As a proportion of rich countries' income, aid has fallen from an average 0.48 percent in 1960-65 to 0.24 percent in 2003, Oxfam said. The United Nations has set a target of allocating 0.7 percent of national income to aid.
Oxfam said wealthy nations need to give more aid to help meet the U.N.'s Millennium Development Goals, which include cutting poverty in half, reducing child mortality and improving education by 2015.
"As rich countries get richer, they're giving less and less. This is a scandal that must stop," Oxfam Director Barbara Stocking said. "The world's poorest children are paying for rich countries' policies on aid and debt with their lives."
Oxfam calculated that 45 million more children will die in developing countries between now and 2015 than if the world were on track to meet the U.N.'s goals.

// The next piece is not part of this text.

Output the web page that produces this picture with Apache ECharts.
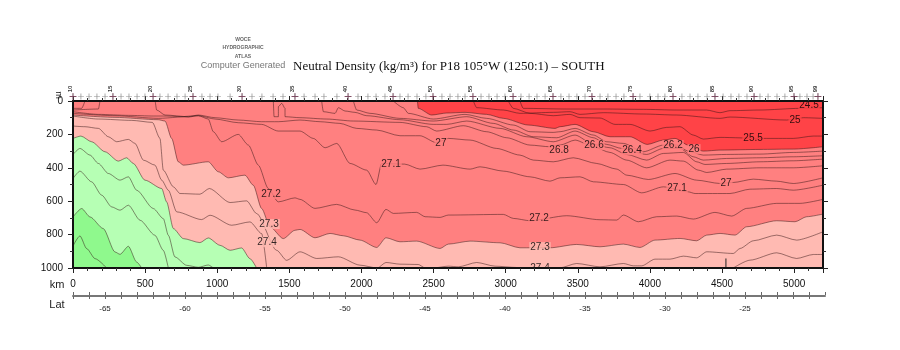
<!DOCTYPE html>
<html><head><meta charset="utf-8">
<style>html,body{margin:0;padding:0;background:#fff}#c{width:900px;height:350px}</style>
<script src="https://cdn.jsdelivr.net/npm/echarts@6/dist/echarts.min.js"></script>
</head><body><div id="c"></div>
<script>
// Contours: [distance km, depth m]
const c245=[[3099,0],[3122,44],[3423,48],[3538,48],[3677,48],[3954,50],[4185,54],[4393,54],[4486,70],[4555,58],[4763,54],[5040,44],[5200,40]];
const c25=[[2776,0],[2799,40],[2984,54],[3099,74],[3330,68],[3446,64],[3515,80],[3677,70],[3954,78],[4185,84],[4486,104],[4555,96],[4948,114],[5064,100],[5200,104]];
const c255=[[3018,0],[3053,44],[3169,74],[3330,88],[3446,80],[3515,100],[3654,102],[3758,140],[3862,140],[4001,180],[4116,158],[4208,154],[4301,204],[4370,228],[4486,218],[4786,224],[4994,224],[5133,210],[5200,210]];
const c26=[[0,0],[2387,0],[2394,44],[2487,84],[2591,72],[2718,68],[2868,80],[2984,104],[3157,144],[3342,164],[3377,154],[3481,140],[3608,184],[3723,214],[3862,214],[3982,260],[4093,234],[4174,224],[4266,264],[4370,300],[4486,294],[4763,290],[4994,288],[5200,274]];
const c262=[[2221,0],[2290,40],[2325,74],[2498,108],[2718,80],[2868,104],[3053,144],[3169,184],[3330,188],[3377,184],[3481,164],[3608,204],[3700,244],[3816,254],[3954,304],[4093,264],[4185,264],[4266,300],[4370,324],[4532,320],[4763,318],[4994,308],[5200,300]];
const c264=[[1944,0],[1967,54],[2059,74],[2267,104],[2498,120],[2730,94],[2914,134],[3053,174],[3192,214],[3354,220],[3481,180],[3608,220],[3700,260],[3804,284],[3977,320],[4093,284],[4208,284],[4301,334],[4370,354],[4532,344],[4763,340],[4994,334],[5200,328]];
const c266=[[1724,0],[1736,64],[1817,74],[1840,40],[1886,60],[1955,68],[2036,88],[2267,112],[2498,140],[2591,140],[2730,120],[2961,164],[3146,214],[3330,244],[3481,204],[3608,260],[3723,280],[3839,320],[3977,354],[4093,314],[4232,308],[4324,364],[4382,380],[4532,374],[4763,364],[4994,358],[5200,348]];
const c268=[[1389,0],[1394,94],[1424,94],[1424,34],[1447,14],[1470,44],[1470,94],[1574,100],[1759,108],[1944,120],[2267,128],[2452,154],[2521,180],[2706,148],[2868,184],[3007,220],[3169,264],[3307,274],[3377,264],[3481,234],[3608,274],[3723,308],[3839,354],[3977,400],[4139,354],[4232,360],[4336,414],[4394,428],[4532,408],[4763,400],[4994,400],[5200,388]];
const c27=[[570,0],[580,54],[638,84],[800,94],[869,84],[985,100],[1146,114],[1308,124],[1423,124],[1574,114],[1713,124],[1851,134],[1967,164],[2106,174],[2267,208],[2406,208],[2521,250],[2602,224],[2753,234],[2937,284],[3099,324],[3192,354],[3330,364],[3469,340],[3631,374],[3770,408],[3839,444],[3989,470],[4174,434],[4324,474],[4486,494],[4578,488],[4717,468],[4879,480],[4994,494],[5200,460]];
const c271=[[0,64],[176,80],[384,86],[560,90],[650,90],[800,96],[869,88],[985,108],[1146,130],[1308,140],[1423,180],[1574,180],[1666,224],[1748,280],[1829,254],[1921,374],[2036,414],[2101,500],[2140,374],[2300,378],[2406,408],[2565,384],[2753,408],[2822,394],[2984,420],[3169,454],[3307,480],[3377,460],[3515,454],[3608,484],[3816,500],[3943,550],[4093,514],[4266,544],[4313,554],[4555,554],[4694,528],[4879,524],[4994,534],[5200,504]];
const c272=[[0,74],[291,88],[591,104],[869,88],[938,108],[973,184],[1031,244],[1146,200],[1216,264],[1285,384],[1354,524],[1423,604],[1539,580],[1574,589],[1678,643],[1828,619],[1955,653],[2036,669],[2106,729],[2170,649],[2221,673],[2383,667],[2441,693],[2545,697],[2602,683],[2984,679],[3053,703],[3169,717],[3423,687],[3654,711],[3770,713],[3816,683],[3920,723],[4047,693],[4186,689],[4301,707],[4451,667],[4567,689],[4671,643],[4879,613],[5041,613],[5200,589]];
const c273=[[0,84],[291,98],[591,112],[638,120],[684,224],[730,364],[765,384],[938,364],[1008,424],[1077,460],[1192,444],[1250,504],[1308,644],[1366,754],[1458,824],[1539,774],[1574,769],[1678,819],[1782,793],[1874,807],[1990,833],[2106,877],[2170,819],[2267,843],[2383,839],[2545,883],[2602,857],[2753,839],[2961,849],[3099,879],[3307,879],[3492,859],[3654,873],[3816,857],[3931,877],[4035,833],[4209,823],[4324,837],[4394,803],[4486,793],[4590,803],[4671,753],[4879,717],[5006,723],[5087,693],[5200,677]];
const c274=[[0,90],[176,108],[407,116],[550,128],[603,224],[626,414],[696,514],[742,554],[880,558],[945,524],[1089,608],[1204,598],[1273,674],[1412,894],[1481,954],[1574,903],[1690,943],[1840,933],[1990,983],[2110,1000],[2170,967],[2267,977],[2394,979],[2440,999],[2498,1000],[2602,989],[2672,993],[2799,967],[2926,989],[3076,997],[3168,1000],[3284,1000],[3377,999],[3492,973],[3654,993],[3816,973],[3885,987],[3943,987],[4035,947],[4139,947],[4232,929],[4324,939],[4394,903],[4578,913],[4625,883],[4717,837],[4879,803],[5017,833],[5200,783]];
const c275=[[0,150],[83,154],[176,164],[245,214],[303,244],[384,230],[430,254],[488,354],[568,384],[615,474],[661,534],[719,664],[892,710],[950,684],[1100,744],[1227,724],[1308,794],[1343,1000]];
const c275East=[[4578,1000],[4694,953],[4879,909],[5017,943],[5133,919],[5200,919]];
const c276=[[0,224],[55,210],[129,244],[222,304],[314,360],[372,340],[418,374],[499,474],[615,524],[649,604],[696,764],[765,824],[880,848],[938,820],[1019,864],[1089,894],[1169,880],[1227,944],[1273,1000]];
const c277=[[0,320],[48,284],[118,324],[176,374],[245,434],[326,474],[384,454],[441,534],[557,644],[626,704],[661,804],[707,934],[788,984],[869,996],[938,982],[973,1000]];
const c278=[[0,464],[48,420],[129,484],[199,564],[268,634],[326,654],[384,624],[465,714],[568,804],[626,894],[661,1000]];
const c279=[[0,694],[60,644],[118,694],[210,764],[291,904],[326,918],[384,870],[441,964],[476,1000]];
const c280=[[0,868],[48,808],[95,884],[153,944],[233,1000]];
const pocketA=[[0,44],[60,44],[83,0]];
const pocketB=[[0,54],[176,48],[187,0]];
const bottomSpike=[[4527,943],[4527,1000]];

const labelTexts=['24.5','25','25.5','26','26.2','26.4','26.6','26.8','27','27','27.1','27.1','27.2','27.2','27.3','27.3','27.4','27.4'];
const labelKm=[5103,5006,4715,4306,4160,3876,3612,3370,2551,4528,2205,4188,1373,3231,1359,3238,1345,3238];
const labelDepth=[24,114,222,288,264,294,264,294,252,491,377,521,557,701,737,875,845,1000];

const stationKm=[0,55,111,166,222,277,333,388,444,499,555,603,659,721,777,832,894,950,1005,1089,1172,1241,1310,1387,1456,1539,1602,1678,1740,1830,1907,1976,2045,2101,2163,2219,2267,2323,2385,2447,2496,2558,2614,2669,2718,2773,2829,2884,2940,2995,3051,3106,3162,3217,3273,3328,3383,3439,3494,3550,3598,3654,3709,3765,3820,3883,3931,4000,4056,4104,4160,4222,4278,4333,4396,4451,4507,4562,4617,4673,4722,4763,4819,4881,4936,4999,5040,5089,5131,5165];
const stationLabels=['10','15','20','25','30','35','40','45','50','55','60','65','70','75','80','85','90','95','99'];

const RED='#ff4347',MID='#ff8080',PINK='#ffbab2',GREEN='#b6ffb4',DGREEN='#8ff98d';
const LINE='rgba(50,20,20,0.62)', FONT='"Liberation Sans",Arial,sans-serif';
const contour=(name,data,fill)=>({name,type:'line',data,xAxisIndex:0,yAxisIndex:0,showSymbol:false,symbol:'none',
  smooth:0.25,smoothMonotone:'x',silent:true,lineStyle:{color:LINE,width:0.8},
  areaStyle:fill?{color:fill,opacity:1,origin:'end'}:undefined,z:fill?2:3});
const bandOf=t=>{const v=+t;return v<26?RED:v>=27.3?PINK:MID;};
const plus='path://M4.4 0H5.6V4.4H10V5.6H5.6V10H4.4V5.6H0V4.4H4.4Z';
const labelled=stationKm.filter((k,i)=>i%5===0||i===stationKm.length-1);

const axisBase={type:'value',splitLine:{show:false},z:10};
const kmAxis=(pos,labels)=>({...axisBase,gridIndex:0,position:pos,min:0,max:5200,interval:500,
  axisLine:{show:true,onZero:false,lineStyle:{color:'#111',width:2}},
  axisTick:{show:true,length:5,lineStyle:{color:'#222',width:1}},
  minorTick:{show:true,splitNumber:5,length:3,lineStyle:{color:'#333',width:1}},
  axisLabel:labels?{show:true,margin:11,fontSize:10,color:'#111',fontFamily:FONT,showMaxLabel:false,
    formatter:v=>String(v)}:{show:false}});
const depthAxis=(pos,labels)=>({...axisBase,gridIndex:0,position:pos,min:0,max:1000,interval:200,inverse:true,
  axisLine:{show:true,onZero:false,lineStyle:{color:'#111',width:2}},
  axisTick:{show:true,length:5,lineStyle:{color:'#222',width:1}},
  minorTick:{show:true,splitNumber:2,length:3,lineStyle:{color:'#333',width:1}},
  axisLabel:labels?{show:true,margin:10,fontSize:10,color:'#111',fontFamily:FONT,padding:[3,0,0,0],
    formatter:v=>String(v)}:{show:false}});
const latAxis=(pos,labels)=>({...axisBase,gridIndex:2,position:pos,min:-67,max:-20,interval:1,
  axisLine:{show:labels,onZero:false,lineStyle:{color:'#777',width:2}},
  axisTick:{show:true,length:3,lineStyle:{color:'#666',width:1}},
  axisLabel:labels?{show:true,margin:9,fontSize:8,color:'#222',fontFamily:FONT,showMaxLabel:false,
    formatter:v=>v%5===0?String(v):''}:{show:false}});

const txt=(text,x,y,size,color,extra)=>({type:'text',x,y,z:20,style:{text,fill:color,font:`${extra||''} ${size}px ${FONT}`,textAlign:'center',textVerticalAlign:'middle'}});

const option={
  animation:false,backgroundColor:'#fff',
  title:{text:'Neutral Density (kg/m³) for P18 105°W (1250:1) – SOUTH',left:293,top:60,padding:0,
    textStyle:{fontFamily:'"Liberation Serif",serif',fontSize:13,fontWeight:'normal',color:'#111'}},
  graphic:{elements:[
    txt('WOCE',243,40,5,'#666','bold'),txt('HYDROGRAPHIC',243,48,5,'#666','bold'),txt('ATLAS',243,57,5,'#666','bold'),
    txt('Computer Generated',243,66,9,'#777'),
    txt('km',57,285,11,'#222'),txt('Lat',57,305,11,'#222'),
    {type:'text',x:58,y:95,z:20,rotation:-Math.PI/2,style:{text:'m',fill:'#111',font:`9px ${FONT}`,textAlign:'center',textVerticalAlign:'middle'}},
    {type:'rect',shape:{x:520,y:269,width:40,height:9},style:{fill:'#fff'},z:6}
  ]},
  grid:[
    {left:73,top:101,width:750,height:167,show:true,backgroundColor:RED,borderWidth:0,containLabel:false},
    {left:73,top:92,width:750,height:9,show:false},
    {left:73,top:295,width:752,height:1,show:false}
  ],
  xAxis:[kmAxis('bottom',true),kmAxis('top',false),
    {...axisBase,gridIndex:1,min:0,max:5200,show:false},
    latAxis('bottom',true),latAxis('top',false)],
  yAxis:[depthAxis('left',true),depthAxis('right',false),
    {...axisBase,gridIndex:1,min:0,max:1,show:false},
    {...axisBase,gridIndex:2,min:0,max:1,show:false}],
  series:[
    contour('26',c26,MID),contour('27.3',c273,PINK),contour('27.6',c276,GREEN),contour('27.9',c279,DGREEN),
    contour('24.5',c245),contour('25',c25),contour('25.5',c255),
    contour('26.2',c262),contour('26.4',c264),contour('26.6',c266),contour('26.8',c268),
    contour('27',c27),contour('27.1',c271),contour('27.2',c272),contour('27.4',c274),
    contour('27.5',c275),contour('27.5 east',c275East),contour('27.7',c277),contour('27.8',c278),contour('28',c280),
    contour('a',pocketA),contour('b',pocketB),
    {...contour('spike',bottomSpike),smooth:false,lineStyle:{color:'#222',width:1}},
    {name:'labels',type:'scatter',xAxisIndex:0,yAxisIndex:0,symbolSize:0,silent:true,clip:false,z:5,
      data:labelTexts.map((t,i)=>({value:[labelKm[i],labelDepth[i]],name:t,
        label:{show:true,position:'inside',formatter:t,color:'#000',fontSize:10,fontFamily:FONT,
          backgroundColor:bandOf(t),padding:[0,1]}}))},
    {name:'stations',type:'scatter',xAxisIndex:2,yAxisIndex:2,silent:true,clip:false,symbol:plus,symbolSize:6,
      itemStyle:{color:'#6f6f6f'},data:stationKm.map(k=>[k,0.5]),z:11},
    {name:'stationMarks',type:'scatter',xAxisIndex:2,yAxisIndex:2,silent:true,clip:false,symbol:plus,symbolSize:7,
      itemStyle:{color:'#6e2f4c'},z:12,
      data:labelled.map((k,i)=>({value:[k,0.5],
        label:{show:true,position:'top',distance:4,formatter:stationLabels[i],rotate:90,fontSize:6,fontWeight:'bold',color:'#000',fontFamily:FONT}}))}
  ]
};
echarts.init(document.getElementById('c'),null,{renderer:'canvas'}).setOption(option);
</script></body></html>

In its report, "Paying the Price," Oxfam said that 10.5 million children under the age of 5 died in developing countries in 2002. It said that figure would have been 8.4 million if the world had been on track to meet the U.N. targets -- a difference of some 2 million. It said that gap would more than double by 2015.
Oxfam singled out the United States for criticism, saying it gives just 0.14 percent of its national income in aid, making it the least generous donor by that measurement.
The charity also said that some countries will spend twice as much this year on repaying debts as on educating their children, and that debt repayments by poorer nations amount to some $100 million (74 million euros) a day.
The aid agency urged Prime Minister Tony Blair to use Britain's presidency of the G-8 group of wealthy countries next year to deliver a global deal that canceled poor countries' debt and doubled aid as well as making trade fair.
Britain spends 0.34 percent of its income on aid but the government has set a target of reaching 0.7 percent by the year 2013.